Monday, October 19, 2009

Fairfax County Schools Face $176 Million Budget Shortfall

Especially during the tough economic times that we’re currently facing, it’s extremely important that we have a top notch school system that can prepare students for the 21st Century job market. This is crucial because a high quality school system not only results in a brighter future for children in the community, but also attracts more businesses which in return creates more jobs for people who are either in the workforce or looking to join the workforce. Nonetheless, it looks like there are some extremely tough decisions that are going to be made by the school board and other officials in the coming months as our school system in Fairfax.

While the final proposed budget won’t be presented to the school board until January, the Washington Post is reporting that the projected $176 million budget shortfall could result in the “most dramatic reduction in services in more than 20 years.” What ads to the situation is that there have already been some budget cuts that were made this year and the student population is continuing to grow. Of course we’re lucky to have one of the best school systems in the country (if not THE best) here in Fairfax, but the budget cuts still raise some concerns as there are some significant changes that might need to be made.
The list includes increasing class size by one student for a savings of $19 million, removing foreign language instruction from elementary schools to save $2 million, and rolling back full-day kindergarten from 101 schools to 34 schools in disadvantaged communities, yielding $13 million in savings.

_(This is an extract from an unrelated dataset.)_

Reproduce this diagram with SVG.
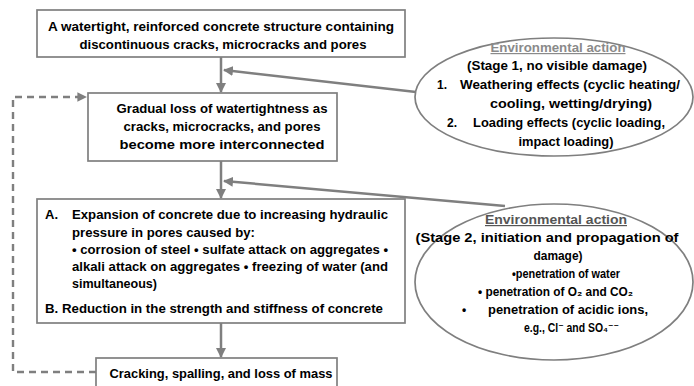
<svg xmlns="http://www.w3.org/2000/svg" width="694" height="386" viewBox="0 0 694 386">
<defs>
<marker id="arr" viewBox="0 0 10 10" refX="9" refY="5" markerWidth="4" markerHeight="4" orient="auto" markerUnits="strokeWidth">
<path d="M0,0 L10,5 L0,10 z" fill="#7f7f7f"/>
</marker>
</defs>
<style>
.box{fill:#fff;stroke:#7f7f7f;stroke-width:1.7}
.ell{fill:#fff;stroke:#7f7f7f;stroke-width:1.7}
.t{font-family:"Liberation Sans",Arial,sans-serif;font-weight:bold;font-size:13px;fill:#000}
.e{font-family:"Liberation Sans","DejaVu Sans",Arial,sans-serif;font-weight:bold;font-size:12px;fill:#000}
.c{text-anchor:middle}
.h1{fill:#8a8a8a;text-decoration:underline}
.h2{fill:#555;text-decoration:underline}
.ln{fill:none;stroke:#7f7f7f;stroke-width:2.5}
.dash{fill:none;stroke:#7f7f7f;stroke-width:2.4;stroke-dasharray:7,5}
</style>
<rect width="694" height="386" fill="#fff"/>
<g id="connectors">
<path class="ln" d="M221,57 L221,92" marker-end="url(#arr)"/>
<path class="ln" d="M416,92 L224,70" marker-end="url(#arr)"/>
<path class="ln" d="M221,161 L221,198" marker-end="url(#arr)"/>
<path class="ln" d="M505,206 L224,181" marker-end="url(#arr)"/>
<path class="ln" d="M221,323 L221,357" marker-end="url(#arr)"/>
<path class="dash" d="M96,372 L13,372 L13,97 L86,97" marker-end="url(#arr)"/>
</g>
<g id="box1">
<rect class="box" x="37" y="10" width="368" height="47"/>
<text class="t c" x="221" y="31" textLength="346" lengthAdjust="spacingAndGlyphs">A watertight, reinforced concrete structure containing</text>
<text class="t c" x="223" y="49" textLength="287" lengthAdjust="spacingAndGlyphs">discontinuous cracks, microcracks and pores</text>
</g>
<g id="box2">
<rect class="box" x="88" y="93" width="249" height="68"/>
<text class="t c" x="222" y="113" textLength="211" lengthAdjust="spacingAndGlyphs">Gradual loss of watertightness as</text>
<text class="t c" x="222" y="131" textLength="197" lengthAdjust="spacingAndGlyphs">cracks, microcracks, and pores</text>
<text class="t c" x="222" y="149" textLength="205" lengthAdjust="spacingAndGlyphs">become more interconnected</text>
</g>
<g id="box3">
<rect class="box" x="37" y="199" width="368" height="124"/>
<text class="t" x="45" y="219">A.</text>
<text class="t" x="72" y="219" textLength="316" lengthAdjust="spacingAndGlyphs">Expansion of concrete due to increasing hydraulic</text>
<text class="t" x="72" y="237" textLength="183" lengthAdjust="spacingAndGlyphs">pressure in pores caused by:</text>
<text class="t" x="72" y="254" textLength="316" lengthAdjust="spacingAndGlyphs">• corrosion of steel • sulfate attack on aggregates •</text>
<text class="t" x="72" y="271" textLength="316" lengthAdjust="spacingAndGlyphs">alkali attack on aggregates • freezing of water (and</text>
<text class="t" x="72" y="288" textLength="85" lengthAdjust="spacingAndGlyphs">simultaneous)</text>
<text class="t" x="45" y="313" textLength="338" lengthAdjust="spacingAndGlyphs">B. Reduction in the strength and stiffness of concrete</text>
</g>
<g id="box4">
<rect class="box" x="96" y="358" width="241" height="30"/>
<text class="t c" x="221" y="378" textLength="223" lengthAdjust="spacingAndGlyphs">Cracking, spalling, and loss of mass</text>
</g>
<g id="env1">
<ellipse class="ell" cx="554" cy="97" rx="139" ry="59"/>
<text class="e c h1" x="558" y="52" textLength="135" lengthAdjust="spacingAndGlyphs">Environmental action</text>
<text class="e c" x="557" y="70" textLength="180" lengthAdjust="spacingAndGlyphs">(Stage 1, no visible damage)</text>
<text class="e" x="437" y="89">1.</text>
<text class="e" x="460" y="89" textLength="220" lengthAdjust="spacingAndGlyphs">Weathering effects (cyclic heating/</text>
<text class="e c" x="571" y="108" textLength="162" lengthAdjust="spacingAndGlyphs">cooling, wetting/drying)</text>
<text class="e" x="447" y="127">2.</text>
<text class="e" x="473" y="127" textLength="192" lengthAdjust="spacingAndGlyphs">Loading effects (cyclic loading,</text>
<text class="e c" x="566" y="146" textLength="95" lengthAdjust="spacingAndGlyphs">impact loading)</text>
</g>
<g id="env2">
<ellipse class="ell" cx="554" cy="282" rx="139" ry="78"/>
<text class="e c h2" x="556" y="224" textLength="142" lengthAdjust="spacingAndGlyphs">Environmental action</text>
<text class="e c" x="547" y="242" textLength="263" lengthAdjust="spacingAndGlyphs">(Stage 2, initiation and propagation of</text>
<text class="e c" x="558" y="260" textLength="49" lengthAdjust="spacingAndGlyphs">damage)</text>
<text class="e c" x="566" y="278" textLength="108" lengthAdjust="spacingAndGlyphs">•penetration of water</text>
<text class="e" x="478" y="296" textLength="155" lengthAdjust="spacingAndGlyphs">• penetration of O₂ and CO₂</text>
<text class="e" x="462" y="314">•</text>
<text class="e" x="488" y="314" textLength="160" lengthAdjust="spacingAndGlyphs">penetration of acidic ions,</text>
<text class="e" x="524" y="332" textLength="95" lengthAdjust="spacingAndGlyphs">e.g., Cl⁻ and SO₄⁻⁻</text>
</g>
</svg>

The board will also consider eliminating summer school to save $8 million and undoing a special staffing formula that provides extra teachers for high-need schools, which would save $20 million. Also on the table are reductions in school technology specialists, guidance counselors and social workers and higher activity fees and test fees for Advanced Placement courses.
Now there are several things that I believe are worth taking away from this news. First is that these recommendations aren't set in stone and members of the community will have the opportunity to learn more about the situation and potentially even give their two cents at upcoming community meetings. As of right now, there are meetings scheduled for October 29 and November 14. As part of the work I was doing with working class families at the time, I worked with a large number of community members who were interested in the school system’s budget while the previous rounds of cuts were being made. I bring this up only to say that I know the members of the School Board truly do value what the community's input so I highly recommend attending these meetings if you have the time.

It’s also worth noting that residents of Providence District will be electing a new School Board member when they head to the polls on November 3. Considering the budget crisis that the school system is currently facing, the results of this election are extremely important. I have already expressed my support for John Jennison in this race and his experience as a graduate of FCPS, a parent with children in the system, and a long time community advocate will greatly benefit him if he were to become the newest member of the School Board.

Although there are a few months before the final budget will be proposed, January will be upon us quicker than you think. I therefore want to hear from folks about the school system’s budget. There are endless amount of questions, but here are just a few that come to mind. What programs, if any, should be cut? Would you consider paying more taxes if it meant more funding for our schools? Will the handling of this situation impact how you vote in future races? How will the budget shortfall impact the students? Will the freeze on teacher salaries impact the quality of the teachers FCPS attract? I’ll be following the situation in the coming months so please send me your thoughts on the topic.

1 comment:

  1. These budget cuts are sad, considering that the states and local governments feel fine pumping money into new sports pro stadiums and then suddenly have horrible budget shortfalls. Manage your money better!